Michel’s work, internationally recognised, has been the subject of several exhibitions, including:

- The Neal St Gallery in 1982 
- A Group Show in Tokyo and Kobe in 1986 for The Face
- A Group Show for the Festival of the Fashion Photo in Budapest, Paris, Barcelona, Monte Carlo and Biarritz 
- A show in 1990 at the  Festival of the Fashion Photo in New-York City, in homage to Yves Saint Laurent 
- Art Paris 2012, "Young Gallery"
- A show in 2012 in Dubai under the aegis of Princess Al Sabah, this last exposition and related media exposure making Michel known in a few days all over the Arabic World. 

1985 - Michel’s movie portraying the boxer Stephane Ferrara won a prize by the Center of French cinema followed in 1994, by “A.K.A”, a movie on International Velvet.
2013 - Michel shot and released Roma, a movie about 3 boxers from Rome
2015 - Michel directs a 15mm film for the brand Milano Fontana 

Private life

Martial arts has always been a passion for Michel - he began learning Karate Shito Riyou at 18 years of age with Grand-Master Satoru Nino, who, in 2000, became the World Director of the Esmod School of Design. Michel has now being practicing martial arts for more than thirty years and has seen him travel to Thailand, to the Muy Thai training camps, but after an accident, he decided to study meditation techniques with Sai Baba and Guru Mai. The education that he received from these two mentors was deeply influenced by Taoism, Buddhism and Hinduism. In the last few years, Michel has also become a fervent follower of the Arnis, the Filipino fighting art.

“Photo is the perfect replica of a martial art; one has to create always, to learn to discover the beauty of the universe and especially to possess the instinct which makes a success out of a good image.”

Anecdotes

“When I was in Berlin to shoot the Red Hot Chili Peppers in 1989, we were working in a studio and, suddenly, we hear people all around us shouting, their eyes glued to TVs, because there are thousands of people outside, in the streets. They go together to the Berlin Wall, to break it. We stop everything and join them. I photograph the RHCP breaking the wall. We are part of a crowd of millions. It was such a big moment!"

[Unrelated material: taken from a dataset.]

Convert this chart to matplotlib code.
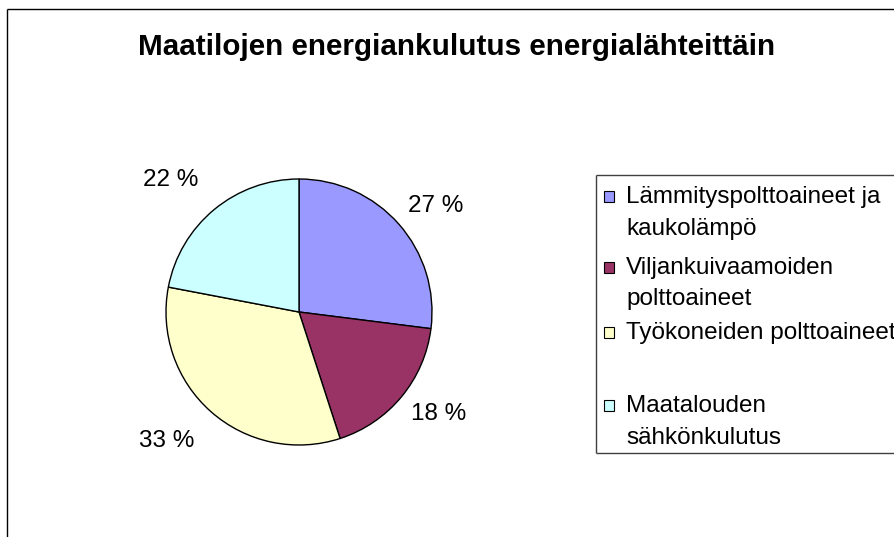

"Tangier, in 1986. I am there to photograph Paul Bowles for the English Sunday  magazine The Independent. Everything is complicated because he has no telephone and, in order to communicate with him, we have to send him a courier with a written word. If he returns with one "yes", it means it is ok for the photo. Otherwise, we can forget it. Finally, Mr. Bowles agrees. We make an appointment at  the Minzah, hotel  At this point he asks me, “Are you native of the Maghreb?”  I answer him in the affirmative. He catches my eyes with his piercing blue eyes and asks me, “You know why you are here?” I answer by saying that it is to photograph him. He looks at me again: but do I know the real reason of my presence in Morocco? I answer that I do not. Looking at me, he says: “Young man, one day, you will know why.” It has taken me 25 years to understand the true meaning of his question ".